We cannot assure you that we will be able to market all of the oil or natural gas we produce or that favorable prices can be obtained for the oil and natural gas we produce.
A portion of the production that we operate in Oklahoma is committed to a firm transportation agreement. Under the terms of the agreement, we must deliver 9.1 Bcf of natural gas per year through October 31, 2013.

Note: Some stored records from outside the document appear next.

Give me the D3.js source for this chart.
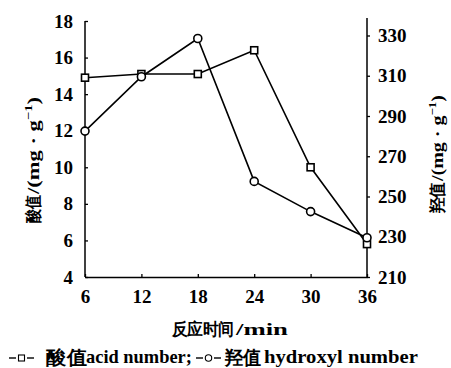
<!DOCTYPE html>
<html><head><meta charset="utf-8">
<script src="https://cdn.jsdelivr.net/npm/d3@7/dist/d3.min.js"></script>
<style>
body{margin:0;background:#fff;}
text{font-family:"Liberation Serif","Times New Roman",serif;font-weight:bold;fill:#000;}
</style></head>
<body><svg id="c" width="451" height="368"></svg>
<script>
const times = [6, 12, 18, 24, 30, 36];
const acidNumber = [14.9, 15.1, 15.1, 16.4, 10.0, 5.8];
const hydroxylNumber = [282.5, 309.5, 328.5, 257.5, 242.5, 229.5];
const leftTicks = [4, 6, 8, 10, 12, 14, 16, 18];
const rightTicks = [210, 230, 250, 270, 290, 310, 330];
const xTicks = [6, 12, 18, 24, 30, 36];

const svg = d3.select("#c");
const L = 85, R = 367, T = 21, B = 277;
const x = d3.scaleLinear().domain([6, 36]).range([L, R]);
const yL = d3.scaleLinear().domain([4, 18]).range([B, T]);
const yR = d3.scaleLinear().domain([210, 337.2]).range([B, T]);

const SERIF = "'Liberation Serif',serif";
const CJK = "'Noto Sans CJK SC',sans-serif";

// axes
const axL = d3.axisLeft(yL).tickValues(leftTicks).tickSizeInner(-3).tickSizeOuter(0).tickPadding(12);
const gL = svg.append("g").attr("transform", `translate(${L},0)`).call(axL);
const axR = d3.axisRight(yR).tickValues(rightTicks).tickSizeInner(3).tickSizeOuter(0).tickPadding(8);
const gR = svg.append("g").attr("transform", `translate(${R},0)`).call(axR);
const axB = d3.axisBottom(x).tickValues(xTicks).tickSizeInner(-3).tickSizeOuter(0).tickPadding(13);
const gB = svg.append("g").attr("transform", `translate(0,${B})`).call(axB);
[gL, gR, gB].forEach(g => {
  g.selectAll("path").attr("stroke", "#000").attr("stroke-width", 1.5);
  g.selectAll("line").attr("stroke", "#000").attr("stroke-width", 1.3);
  g.selectAll("text").attr("font-family", SERIF).attr("font-weight", "bold").attr("font-size", 19).attr("fill", "#000");
});
gB.selectAll("text").attr("dy", "0.7em");
gR.select(".domain").attr("d", `M0,${B}V${T - 3}`);
gL.select(".domain").attr("d", `M0,${B}V${T}`);

// lines
const acidData = times.map((t, i) => [t, acidNumber[i]]);
const hydData = times.map((t, i) => [t, hydroxylNumber[i]]);
svg.append("path").datum(acidData).attr("fill", "none").attr("stroke", "#000").attr("stroke-width", 1.6)
  .attr("d", d3.line().x(d => x(d[0])).y(d => yL(d[1])));
svg.append("path").datum(hydData).attr("fill", "none").attr("stroke", "#000").attr("stroke-width", 1.6)
  .attr("d", d3.line().x(d => x(d[0])).y(d => yR(d[1])));
svg.selectAll(".sq").data(acidData).enter().append("rect")
  .attr("x", d => x(d[0]) - 3.5).attr("y", d => yL(d[1]) - 3.5).attr("width", 7).attr("height", 7)
  .attr("fill", "#fff").attr("stroke", "#000").attr("stroke-width", 1.6);
svg.selectAll(".ci").data(hydData).enter().append("circle")
  .attr("cx", d => x(d[0])).attr("cy", d => yR(d[1])).attr("r", 4)
  .attr("fill", "#fff").attr("stroke", "#000").attr("stroke-width", 1.6);

// place a run of text pieces into [x0,x1] by horizontal scaling
function fitRun(parent, pieces, x0, x1, baseline) {
  const g = parent.append("g");
  const inner = g.append("g");
  let cx = 0;
  pieces.forEach(p => {
    const el = inner.append("text").attr("x", cx).attr("y", p.dy || 0)
      .attr("font-family", p.cjk ? CJK : SERIF).attr("font-weight", p.cjk ? 900 : "bold")
      .attr("font-size", p.size).attr("xml:space", "preserve").style("white-space", "pre").text(p.t);
    cx += el.node().getComputedTextLength();
  });
  const sx = (x1 - x0) / cx;
  g.attr("transform", `translate(${x0},${baseline}) scale(${sx},1)`);
  return g;
}

// left y title (rotated, reads bottom->top)
const lt = svg.append("g").attr("transform", "translate(39,0) rotate(-90)");
fitRun(lt, [{t: "酸值", cjk: true, size: 17}], -223, -195, 0);
fitRun(lt, [{t: "/(mg · g", size: 17}, {t: "−1", size: 11, dy: -7}, {t: ")", size: 17}], -194, -97, 0);

// right y title
const rt = svg.append("g").attr("transform", "translate(443,0) rotate(-90)");
fitRun(rt, [{t: "羟值", cjk: true, size: 17}], -213, -182, 0);
fitRun(rt, [{t: "/(mg · g", size: 17}, {t: "−1", size: 11, dy: -7}, {t: ")", size: 17}], -181, -95, 0);

// x title
fitRun(svg, [{t: "反应时间", cjk: true, size: 17}], 172, 235, 335);
fitRun(svg, [{t: "/min", size: 17}], 236, 288, 335);

// legend
function legendSym(x0, y0, kind) {
  svg.append("line").attr("x1", x0).attr("x2", x0 + 7).attr("y1", y0).attr("y2", y0).attr("stroke", "#000").attr("stroke-width", 1.4);
  svg.append("line").attr("x1", x0 + 18).attr("x2", x0 + 25).attr("y1", y0).attr("y2", y0).attr("stroke", "#000").attr("stroke-width", 1.4);
  if (kind === "sq") svg.append("rect").attr("x", x0 + 9.5).attr("y", y0 - 3).attr("width", 6).attr("height", 6).attr("fill", "#fff").attr("stroke", "#000").attr("stroke-width", 1.1);
  else svg.append("circle").attr("cx", x0 + 12.5).attr("cy", y0).attr("r", 3.2).attr("fill", "#fff").attr("stroke", "#000").attr("stroke-width", 1.1);
}
legendSym(9, 358, "sq");
legendSym(196, 358, "ci");
fitRun(svg, [{t: "酸值", cjk: true, size: 19}], 46, 86, 364);
fitRun(svg, [{t: "acid number;", size: 19}], 86, 192, 363);
fitRun(svg, [{t: "羟值", cjk: true, size: 19}], 225, 261, 364);
fitRun(svg, [{t: "hydroxyl number", size: 19}], 264, 418, 363);
</script></body></html>
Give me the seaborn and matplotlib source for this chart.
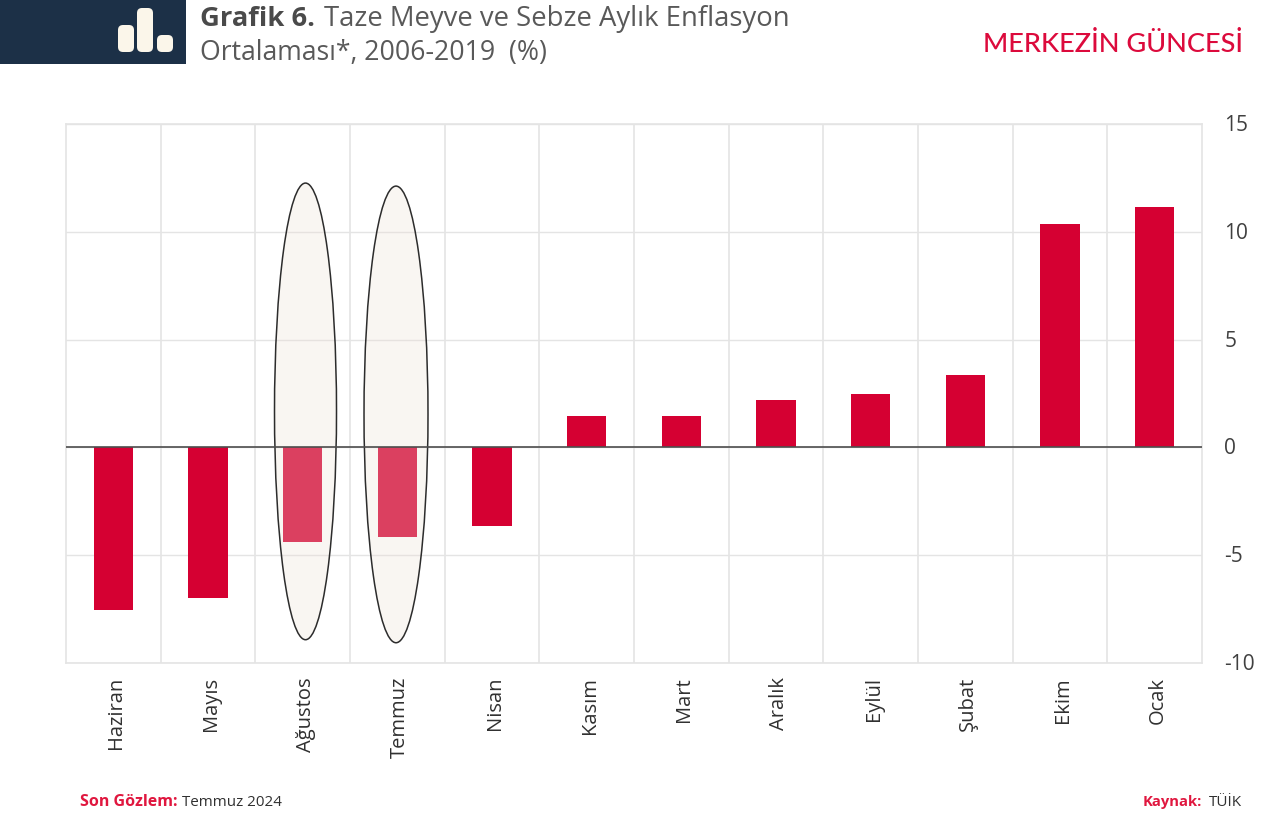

In view of the many uncertainties affecting the supply and demand for oil, natural gas and refined petroleum products, we are unable to predict future oil and natural gas prices and demand or the overall effect such prices and demand will have on the Company. During 2009, two customers individually accounted for 17% each, one accounted for 13% and one accounted for 12% of our oil and natural gas revenue. During 2008, one customer accounted for 23%, three accounted for 11% each and one accounted for 10% of our oil and natural gas revenue. During 2007, we had three customers who individually accounted for 32%, 16% and 12% of our oil and natural gas revenue. These percentages do not consider the effects of commodity hedges. We do not believe that the loss of any of our oil or natural gas purchasers would have a material adverse effect on our operations due to the availability of other purchasers.